In time for the one-year anniversary of the passing of
James Doohan,
Space Services Inc. (SSI) has announced that a memorial spaceflight carrying a portion of his cremated remains will be launched October 21 from a New Mexico spaceport, with a public service held the day before.
SSI, operating under the name Celestis Inc., has arranged to attach modules containing the ashes of the beloved Star Trek actor to a SpaceLoft XL rocket scheduled to lift off from Spaceport America, a new launching facility near Las Cruces, N.M., on that October date.
Dubbed "The Legacy Flight," this journey will also include memorializations of American astronaut L. Gordon Cooper, and Original Series writer/director/producer John Meredyth Lucas.
The Legacy Flight does not replace the Explorers Flight, which has been delayed since late last year. Rather, Legacy is being launched as an additional memorial spaceflight, as a courtesy by Celestis to the families of the deceased whose plans have been on hold. The Explorers Flight has been and still is set to take place aboard a Falcon 1 rocket, but that vehicle has yet to achieve a successful test launch. Currently the Explorers Flight is projected to take place in the first three months of 2007, either from Vandenberg Air Force Base in California or from the Marshall Islands.
While the Explorers Flight will lift participants' remains into orbit for an indeterminate number of years — after which they will burn up in the atmosphere — the New Mexico launch is "Earth-Return," designed to take the capsules into zero-gravity space briefly and return them safely to Earth, thus symbolically attaining astronaut status for the participants. The capsules will be returned to the families as a keepsake, mounted on a plaque commemorating the voyage.
The Legacy Flight will coincide with the second annual X Prize Cup, an international festival of spaceflight presented by the X Prize Foundation, headed by space entrepreneur Peter Diamandis.
A public memorial service honoring Doohan, Lucas, Cooper and all of the Legacy participants will be held the day before, October 20, at a location near the launch site. The public is invited, and Doohan's widow, Wende, will be present. Details are forthcoming and will be posted on the new Legacy Flight update page.

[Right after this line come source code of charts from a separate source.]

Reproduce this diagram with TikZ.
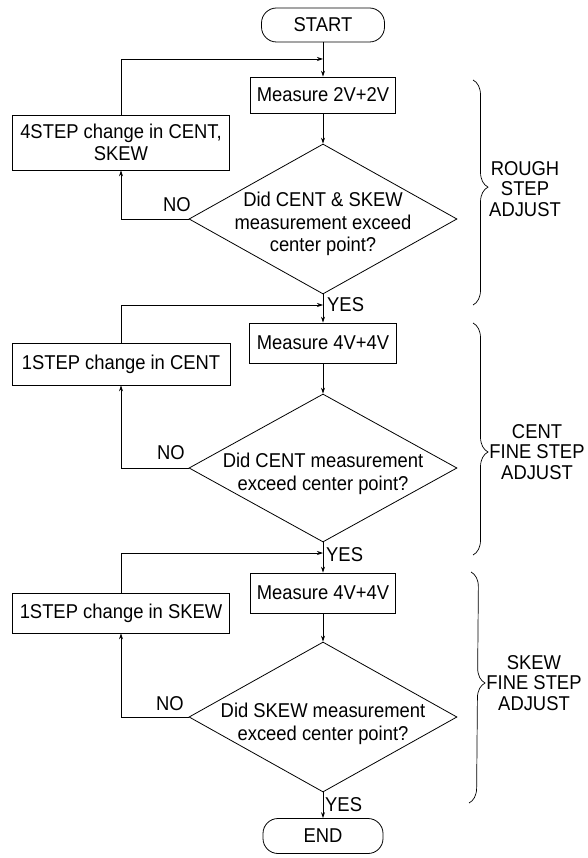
\documentclass[tikz,border=0pt]{standalone}
\usepackage{fontspec}
\setmainfont{Liberation Sans}[FakeStretch=0.92]
\usetikzlibrary{shapes.geometric,arrows.meta,decorations.pathreplacing}
\begin{document}
\begin{tikzpicture}[x=1pt,y=-1pt,
  every node/.style={font=\fontsize{20}{22.5}\selectfont, inner sep=0pt},
  box/.style={draw, line width=0.8pt, align=center},
  term/.style={draw, line width=0.8pt, rounded corners=15pt, minimum width=123pt, minimum height=34pt},
  dia/.style={draw, line width=0.8pt, shape=diamond, minimum width=268pt, minimum height=150pt},
  arr/.style={line width=0.7pt, -{Stealth[length=6pt,width=4pt]}},
  brc/.style={line width=0.7pt, decorate},
  blabel/.style={align=center, font=\fontsize{20}{20.5}\selectfont}
]
\useasboundingbox (0,0) rectangle (587,858);

% main column
\node[term] (start) at (323,25) {START};
\node[box, minimum width=145pt, minimum height=36pt] (m1) at (323,95) {Measure 2V+2V};
\node[dia] (d1) at (323,219) {};
\node[align=center] (t1) at (323,224) {Did CENT \& SKEW\\measurement exceed\\center point?};
\node[box, minimum width=217pt, minimum height=55pt] (l1) at (121,142.5) {4STEP change in CENT,\\SKEW};
\node (no1) at (177,205) {NO};
\node[anchor=west] (yes1) at (327,305) {YES};

\node[box, minimum width=147pt, minimum height=40pt] (m2) at (323,343) {Measure 4V+4V};
\node[dia, minimum height=148pt] (d2) at (323,468) {};
\node[align=center] (t2) at (323,474) {Did CENT measurement\\exceed center point?};
\node[box, minimum width=218pt, minimum height=42pt] (l2) at (121,364) {1STEP change in CENT};
\node (no2) at (171,453) {NO};
\node[anchor=west] (yes2) at (326,555) {YES};

\node[box, minimum width=145pt, minimum height=40pt] (m3) at (323,593) {Measure 4V+4V};
\node[dia] (d3) at (323,717) {};
\node[align=center] (t3) at (323,724) {Did SKEW measurement\\exceed center point?};
\node[box, minimum width=217pt, minimum height=40pt] (l3) at (121,613) {1STEP change in SKEW};
\node (no3) at (170,704) {NO};
\node[anchor=west] (yes3) at (325,805) {YES};

\node[term, minimum width=120pt, minimum height=35pt] (end) at (323,836) {END};

% loop join points
\coordinate (j1) at (323,59);
\coordinate (j2) at (323,305);
\coordinate (j3) at (323,553);

% connectors
\draw[arr] (start.south) -- (m1.north);
\draw[arr] (m1.south) -- (d1.north);
\draw[arr] (d1.west) -| (l1.south);
\draw[arr] (l1.north) |- (j1);
\draw[arr] (d1.south) -- (m2.north);

\draw[arr] (m2.south) -- (d2.north);
\draw[arr] (d2.west) -| (l2.south);
\draw[arr] (l2.north) |- (j2);
\draw[arr] (d2.south) -- (m3.north);

\draw[arr] (m3.south) -- (d3.north);
\draw[arr] (d3.west) -| (l3.south);
\draw[arr] (l3.north) |- (j3);
\draw[arr] (d3.south) -- (end.north);

% braces
\coordinate (bt1) at (473,80);  \coordinate (bb1) at (473,305);
\coordinate (bt2) at (473,323); \coordinate (bb2) at (473,555);
\coordinate (bt3) at (471,572); \coordinate (bb3) at (469,803);
\draw[brc, decoration={brace, amplitude=15pt, aspect=0.476}] (bt1) -- (bb1);
\draw[brc, decoration={brace, amplitude=15pt, aspect=0.556}] (bt2) -- (bb2);
\draw[brc, decoration={brace, amplitude=15pt, aspect=0.48}] (bt3) -- (bb3);
\node[blabel] (g1) at (525,189) {ROUGH\\STEP\\ADJUST};
\node[blabel] (g2) at (537,452) {CENT\\FINE STEP\\ADJUST};
\node[blabel] (g3) at (534,683) {SKEW\\FINE STEP\\ADJUST};
\end{tikzpicture}
\end{document}
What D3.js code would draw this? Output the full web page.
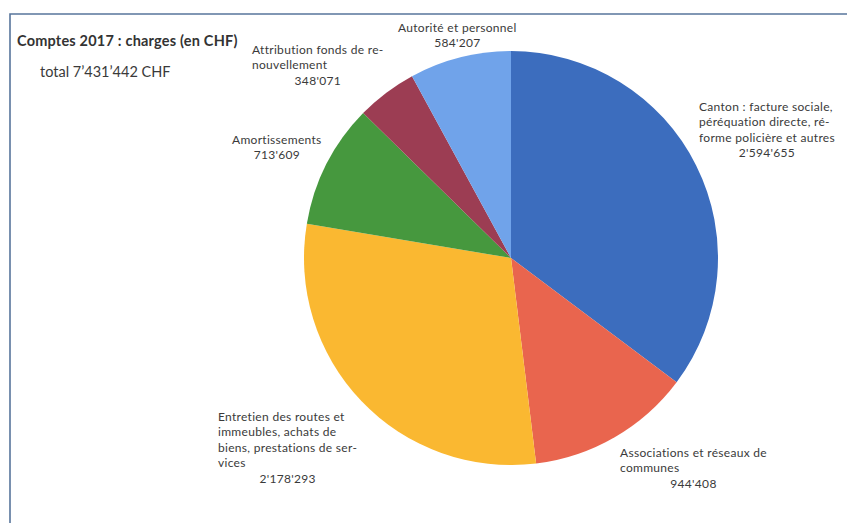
<!DOCTYPE html>
<html>
<head>
<meta charset="utf-8">
<script src="https://cdn.jsdelivr.net/npm/d3@7"></script>
<style>
  body { margin: 0; background: #ffffff; }
  text { font-family: Lato, "Open Sans", sans-serif; fill: #3a3a3a; }
</style>
</head>
<body>
<div id="chart"></div>
<script>
// chart data
var categories = [
    'Canton : facture sociale,|péréquation directe, ré-|forme policière et autres',
    'Associations et réseaux de|communes',
    'Entretien des routes et|immeubles, achats de|biens, prestations de ser-|vices',
    'Amortissements',
    'Attribution fonds de re-|nouvellement',
    'Autorité et personnel'
];
var values = [2594655, 944408, 2178293, 713609, 348071, 584207];
var valueLabels = ["2'594'655", "944'408", "2'178'293", "713'609", "348'071", "584'207"];
var totalLabel = 'total 7\u2019431\u2019442 CHF';
var title = 'Comptes 2017 : charges (en CHF)';

// some constants for the page
var width = 847;
var height = 523;
var cx = 511;
var cy = 258;
var radius = 207;
var lineHeight = 15.4;
var labelFont = '12px';
var colors = ['#3c6dbe', '#e9654e', '#fab831', '#46983e', '#9c3d53', '#70a3ea'];

// where each label block sits (left x, first line y)
var labelLayout = [
    [699, 111],
    [620, 457],
    [218, 421],
    [232, 144],
    [252, 54],
    [398, 32]
];

var svg = d3.select('#chart')
    .append('svg')
    .attr('width', width)
    .attr('height', height);

svg.append('rect')
    .attr('width', width)
    .attr('height', height)
    .attr('fill', '#ffffff');

// chart frame (runs past the photo on the right and bottom)
svg.append('path')
    .attr('d', 'M10,' + height + ' L10,14 L' + width + ',14')
    .attr('fill', 'none')
    .attr('stroke', '#58759c')
    .attr('stroke-width', 1.6);

svg.append('text')
    .attr('x', 17)
    .attr('y', 46)
    .style('font-weight', 'bold')
    .style('font-size', '14.5px')
    .style('letter-spacing', '0.2px')
    .style('fill', '#333333')
    .text(title);

svg.append('text')
    .attr('x', 40)
    .attr('y', 77)
    .style('font-size', '14.5px')
    .text(totalLabel);

// pie
var pie = d3.pie().sort(null).value(d => d);
var arc = d3.arc().innerRadius(0).outerRadius(radius);

var slices = svg.append('g')
    .attr('transform', 'translate(' + cx + ',' + cy + ')');

slices.selectAll('path')
    .data(pie(values))
    .enter()
    .append('path')
    .attr('d', arc)
    .attr('fill', (d, i) => colors[i]);

// data labels
var labels = svg.append('g');

categories.forEach(function(cat, i) {
    var lines = cat.split('|');
    var g = labels.append('g');
    var x = labelLayout[i][0];
    var y = labelLayout[i][1];
    var maxW = 0;
    lines.forEach(function(line, j) {
        var t = g.append('text')
            .attr('x', x)
            .attr('y', y + j * lineHeight)
            .style('font-size', labelFont)
            .style('letter-spacing', '0.3px')
            .text(line);
        maxW = Math.max(maxW, t.node().getComputedTextLength());
    });
    g.append('text')
        .attr('x', x + maxW / 2)
        .attr('y', y + lines.length * lineHeight)
        .style('font-size', labelFont)
        .style('letter-spacing', '0.3px')
        .style('text-anchor', 'middle')
        .text(valueLabels[i]);
});
</script>
</body>
</html>
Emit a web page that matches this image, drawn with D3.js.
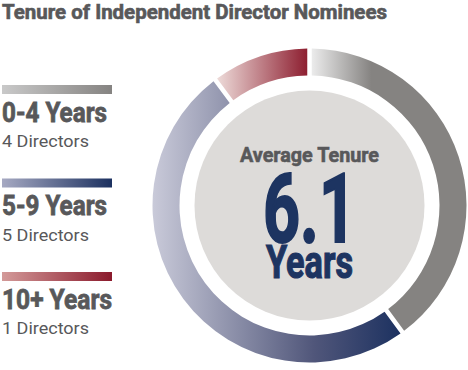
<!DOCTYPE html>
<html>
<head>
<meta charset="utf-8">
<script src="https://d3js.org/d3.v7.min.js"></script>
<style>
  body { margin: 0; background: #fff; }
  svg { display: block; }
  text { font-family: "Liberation Sans Narrow", "Roboto", sans-serif; fill: #58585a; }
  text.heavy { stroke: #58585a; }
</style>
</head>
<body>
<svg width="468" height="370"></svg>
<script>
// data
const categories = ['0-4 Years', '5-9 Years', '10+ Years'];
const directors = [4, 5, 1];
const averageTenure = 6.1;
const title = 'Tenure of Independent Director Nominees';

// colours per category
const grads = [
  { light: '#ececec', dark: '#858381', barLight: '#c9c9c9' },
  { light: '#c9cad9', dark: '#1c3160', barLight: '#a6a9c2' },
  { light: '#eddad8', dark: '#8b1a2c', barLight: '#d39a99' }
];

const svg = d3.select('svg');
const defs = svg.append('defs');

const cx = 309.5, cy = 205.5;
const outerR = 157, innerR = 130, coreR = 115;

svg.append('text')
  .attr('class', 'heavy')
  .attr('x', 2).attr('y', 18.5)
  .attr('font-size', 20).attr('font-weight', 'bold')
  .attr('stroke-width', 0.6)
  .attr('textLength', 385).attr('lengthAdjust', 'spacingAndGlyphs')
  .text(title);

// ring gradients, horizontal, relative to the ring centre
const ringGrad = [
  { x1: 2, x2: 62 },
  { x1: 92, x2: -157 },
  { x1: 0, x2: -92 }
];
ringGrad.forEach((g, i) => {
  const lg = defs.append('linearGradient')
    .attr('id', 'ring' + i)
    .attr('gradientUnits', 'userSpaceOnUse')
    .attr('x1', g.x1).attr('x2', g.x2).attr('y1', 0).attr('y2', 0);
  if (i === 0) {
    lg.append('stop').attr('offset', 0).attr('stop-color', grads[i].light);
    lg.append('stop').attr('offset', 1).attr('stop-color', grads[i].dark);
  } else if (i === 1) {
    lg.append('stop').attr('offset', 0).attr('stop-color', grads[i].dark);
    lg.append('stop').attr('offset', 0.35).attr('stop-color', '#50567a');
    lg.append('stop').attr('offset', 1).attr('stop-color', grads[i].light);
  } else {
    lg.append('stop').attr('offset', 0).attr('stop-color', grads[i].dark);
    lg.append('stop').attr('offset', 1).attr('stop-color', grads[i].light);
  }
});

const pie = d3.pie().sort(null).value(d => d).padAngle(0.022);
const arc = d3.arc().innerRadius(innerR).outerRadius(outerR);

const ring = svg.append('g').attr('transform', `translate(${cx},${cy})`);
ring.selectAll('path')
  .data(pie(directors))
  .enter().append('path')
  .attr('d', arc)
  .attr('fill', (d, i) => `url(#ring${i})`);

ring.append('circle').attr('r', coreR).attr('fill', '#dddbd9');

ring.append('text')
  .attr('class', 'heavy')
  .attr('y', -44).attr('text-anchor', 'middle')
  .attr('font-size', 21).attr('font-weight', 'bold')
  .attr('stroke-width', 0.6)
  .attr('textLength', 139).attr('lengthAdjust', 'spacingAndGlyphs')
  .text('Average Tenure');
ring.append('text')
  .attr('y', 36).attr('text-anchor', 'middle')
  .attr('font-size', 96).attr('font-weight', 'bold')
  .attr('textLength', 93).attr('lengthAdjust', 'spacingAndGlyphs')
  .style('fill', '#1d3461').style('stroke', '#1d3461').attr('stroke-width', 2)
  .text(averageTenure.toFixed(1));
ring.append('text')
  .attr('y', 72.5).attr('text-anchor', 'middle')
  .attr('font-size', 46).attr('font-weight', 'bold')
  .attr('textLength', 87).attr('lengthAdjust', 'spacingAndGlyphs')
  .style('fill', '#1d3461').style('stroke', '#1d3461').attr('stroke-width', 1.2)
  .text('Years');

// legend
const legendY = d3.scaleLinear().domain([0, 2]).range([85, 272]);
const labelW = [105, 105, 110];

categories.forEach((c, i) => {
  const lg = defs.append('linearGradient').attr('id', 'bar' + i);
  lg.append('stop').attr('offset', 0).attr('stop-color', grads[i].barLight);
  lg.append('stop').attr('offset', 1).attr('stop-color', grads[i].dark);

  const y = legendY(i);
  const g = svg.append('g');
  g.append('rect')
    .attr('x', 2).attr('y', y).attr('width', 110).attr('height', 9)
    .attr('fill', `url(#bar${i})`);
  g.append('text')
    .attr('class', 'heavy')
    .attr('x', 2).attr('y', y + 36.7)
    .attr('font-size', 28).attr('font-weight', 'bold')
    .attr('stroke-width', 0.8)
    .attr('textLength', labelW[i]).attr('lengthAdjust', 'spacingAndGlyphs')
    .text(c);
  g.append('text')
    .attr('x', 2).attr('y', y + 62)
    .attr('font-size', 17)
    .attr('textLength', 87).attr('lengthAdjust', 'spacingAndGlyphs')
    .text(`${directors[i]} Directors`);
});
</script>
</body>
</html>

Such a memorial spaceflight was held by SSI for the late Gene Roddenberry in 1997, six years after he died.
Fans can post tribute messages for Doohan at this link. These messages will be put on disc and included with the payload on the Explorers Flight rather than the Legacy Flight, so that they can accompany the ashes in orbit for an extended period of time.
Doohan died July 20, 2005, at age 85 from pneumonia complicated by Alzheimer's disease.
The Canadian-born actor portrayed "Montgomery Scott," the Aberdeen-accented engineer of the Starship Enterprise who always kept his precious warp engines purring through every interstellar crisis.
Doohan's date of birth and date of death, taken together, seem poetic. His birthday, March 3, coincides with that of inventor Alexander Graham Bell. July 20 is the anniversary of mankind's first steps on another world, as Neil Armstrong achieved that "giant leap" on the Moon in 1969.